NETWORK Rail representatives faced a grilling from more than 120 residents who packed into Moorland Village Hall last night over plans to close the main road to Bridgwater for 20 weeks.

The controversy surrounds the ageing railway bridge on Huntworth Lane which is in desperate need of repairs - however installing a new bridge means residents in Moorland, Burrowbridge and Fordgate face a 26 mile round trip diversion to travel to Bridgwater for up to five months while the work is carried out.

One of the biggest concerns raised was that this was the first consultation event held about the works - which are due to start on February 6, 2019 - and that due to an error in sending out letters, many affected residents only found out about the meeting three days in advance.

READ MORE: Work on railway bridge could close major route for 16 WEEKS

Simon Masters from communications, and project manager Scott Pillinger and Maria Ivory from Network Rail gave a brief presentation before being asked questions by frustrated councillors and local residents.

“We completely understand that this work will have a significant impact on each and every one of you and that is why we are here tonight, so we can understand the issues you face,” Mr Masters said.

“Work to repair the bridge has been deemed ‘safety critical’ - if we do not carry out this work, it could mean the weight restriction would be reduced, or could mean the bridge would be closed completely.”

Mr Pillinger added: “This is a taxpayer-funded scheme and we all want it finished as quickly and as safely as possible.”

Cllr Julian Taylor, who has campaigned to have work done on the bridge for 20 years, said he was baffled by the timing of the works.

“It was five years ago, at the same time of year you are planning on starting these works, that the water levels rose - you could not be carrying out these works at a worse time,” Cllr Taylor said.

“When the works were previously planned they were due to take place in the summer holidays, which made a lot of sense.”

Cllr Taylor also said he strongly disagreed with Network Rail’s interpretation of a consultation, saying it should be two sides discussing and working towards an agreement, not one side telling the other what would happen.

Ms Ivory confirmed that the new bridge being put in place would not be any wider than the existing single track bridge but he capacity would be increased to 40 tonnes.

She also said Network Rail had an agreement in principle with emergency services that school buses and emergency services would be able to use a more direct private road to circumvent the railway bridge, so that they did not have to take the main diversion route.

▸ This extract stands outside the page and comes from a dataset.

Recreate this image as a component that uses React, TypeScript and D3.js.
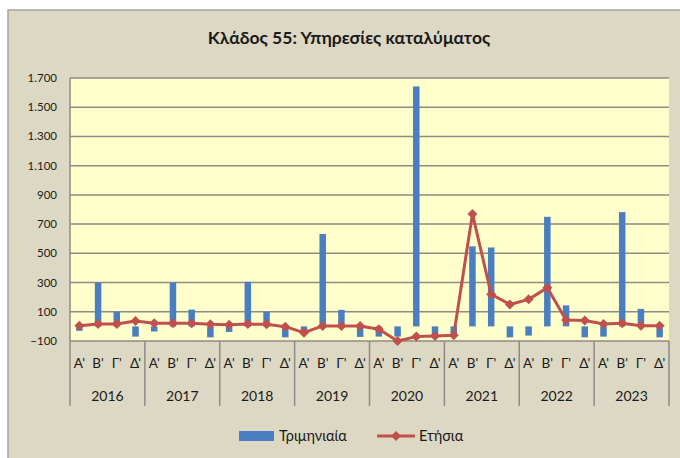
import React from "react";
import * as d3 from "d3";

const years = ["2016", "2017", "2018", "2019", "2020", "2021", "2022", "2023"];
const quarters = ["Α'", "Β'", "Γ'", "Δ'"];
const quarterly = [
  -30, 300, 100, -70,
  -35, 300, 115, -75,
  -38, 305, 100, -75,
  -35, 632, 113, -72,
  -70, -70, 1642, -70,
  -65, 548, 540, -75,
  -63, 750, 144, -75,
  -70, 782, 120, -75,
];
const annual = [
  5, 16, 16, 37,
  21, 21, 21, 14,
  12, 16, 14, -2,
  -43, 3, 3, 3,
  -20, -100, -70, -65,
  -60, 770, 220, 150,
  185, 265, 44, 40,
  16, 21, 5, 5,
];
const yTicks = [-100, 100, 300, 500, 700, 900, 1100, 1300, 1500, 1700];
const title = "Κλάδος 55: Υπηρεσίες καταλύματος";
const legendBar = "Τριμηνιαία";
const legendLine = "Ετήσια";

const W = 680;
const H = 458;
const plot = { left: 70, right: 669, top: 78, bottom: 341 };
const font = "Lato, 'Open Sans', sans-serif";

export default function App() {
  const cats = years.flatMap((y) => quarters.map((q) => `${y}-${q}`));
  const x = d3.scaleBand<string>().domain(cats).range([plot.left, plot.right]).paddingInner(0).paddingOuter(0);
  const y = d3.scaleLinear().domain([-100, 1700]).range([plot.bottom, plot.top]);
  const barW = 6.5;
  const bw = x.bandwidth();
  const cx = (i: number) => (x(cats[i]) as number) + bw / 2;
  const line = d3
    .line<number>()
    .x((_, i) => cx(i))
    .y((d) => y(d));
  const yearW = bw * 4;

  return (
    <svg
      width={W}
      height={H}
      style={{ position: "absolute", left: 0, top: 0 }}
      xmlns="http://www.w3.org/2000/svg"
    >
      <rect x={0} y={0} width={W} height={H} fill="#ffffff" />
      <rect x={8} y={10} width={W} height={H} fill="#DDD8C3" stroke="#A5A5A5" strokeWidth={1.5} />
      <text x={349} y={38} dy="0.35em" textAnchor="middle" fontFamily={font} fontWeight="bold" fontSize={17.5} fill="#1a1a1a">
        {title}
      </text>
      <rect
        x={plot.left}
        y={plot.top}
        width={plot.right - plot.left}
        height={plot.bottom - plot.top}
        fill="#FFFFCC"
      />
      {yTicks.map((t) => (
        <g key={t}>
          <line x1={plot.left} x2={plot.right} y1={y(t)} y2={y(t)} stroke="#8E8A86" strokeWidth={1.5} />
          <text
            x={57}
            y={y(t)}
            dy="0.35em"
            textAnchor="end"
            fontFamily={font}
            fontSize={11.5}
            fill="#1a1a1a"
          >
            {d3.format(",")(t).replace(/,/g, ".")}
          </text>
        </g>
      ))}
      <line x1={plot.left} x2={plot.left} y1={plot.top} y2={plot.bottom} stroke="#8E8A86" strokeWidth={1.5} />
      {quarterly.map((v, i) => (
        <rect
          key={i}
          x={cx(i) - barW / 2}
          y={Math.min(y(v), y(0))}
          width={barW}
          height={Math.abs(y(v) - y(0))}
          fill="#4A7EC2"
        />
      ))}
      <path d={line(annual) || ""} fill="none" stroke="#C0504D" strokeWidth={3} strokeLinejoin="round" />
      {annual.map((v, i) => (
        <path
          key={i}
          d={`M${cx(i)},${y(v) - 5} L${cx(i) + 5},${y(v)} L${cx(i)},${y(v) + 5} L${cx(i) - 5},${y(v)} Z`}
          fill="#C0504D"
        />
      ))}
      {/* category axis */}
      {d3.range(years.length + 1).map((k) => (
        <line
          key={k}
          x1={plot.left + k * yearW}
          x2={plot.left + k * yearW}
          y1={plot.bottom}
          y2={406}
          stroke="#8E8A86"
          strokeWidth={1.5}
        />
      ))}
      {cats.map((c, i) => (
        <text
          key={c}
          x={cx(i)}
          y={363}
          dy="0.35em"
          textAnchor="middle"
          fontFamily={font}
          fontSize={13.5}
          fill="#1a1a1a"
        >
          {quarters[i % 4]}
        </text>
      ))}
      {years.map((yr, k) => (
        <text
          key={yr}
          x={plot.left + (k + 0.5) * yearW}
          y={396}
          dy="0.35em"
          textAnchor="middle"
          fontFamily={font}
          fontSize={14}
          fill="#1a1a1a"
        >
          {yr}
        </text>
      ))}
      {/* legend */}
      <rect x={239} y={431} width={35} height={10} fill="#4A7EC2" />
      <text x={279} y={436} dy="0.35em" fontFamily={font} fontSize={14.5} fill="#1a1a1a">
        {legendBar}
      </text>
      <line x1={377} x2={415} y1={436} y2={436} stroke="#C0504D" strokeWidth={3} />
      <path d="M396,431 L401,436 L396,441 L391,436 Z" fill="#C0504D" />
      <text x={419} y={436} dy="0.35em" fontFamily={font} fontSize={14.5} fill="#1a1a1a">
        {legendLine}
      </text>
    </svg>
  );
}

Mr Pillinger confirmed that four weeks of contingency were allocated in the scheme, and that the new bridge would be built higher as to be future proof if the railway line were become electric.

He said there needed to be seven weeks of work before the bridge was replaced, working with Wessex Water and BT, and clearing vegetation before the bridge could be taken down.

The new bridge would be put in place during a 52 hour track possession from March 16-18, with 13 weeks of works required after the bridge deck had been put in place.

He also Network Rail could not defer the work as the money for the project had to spent within a certain timeframe, and if it was put back that funding would be lost.

However one resident pointed out that Network Rail were actually 'jumping on the back' of an existing rail possession track closure which was in place for separate railway work to take place elsewhere on the line.

Local residents, who packed out the hall so that it was standing room only, made their feelings clear.

Tom Guppy said: "There are people in these villages who depend on that bridge for their livelihood, I really hope you think about them when making these decisions."

Concluding Cllr Richard Brown said: "You have been given a lot of good points to take away with you, and these are ideas you could have had while planning these works had you of consulted earlier."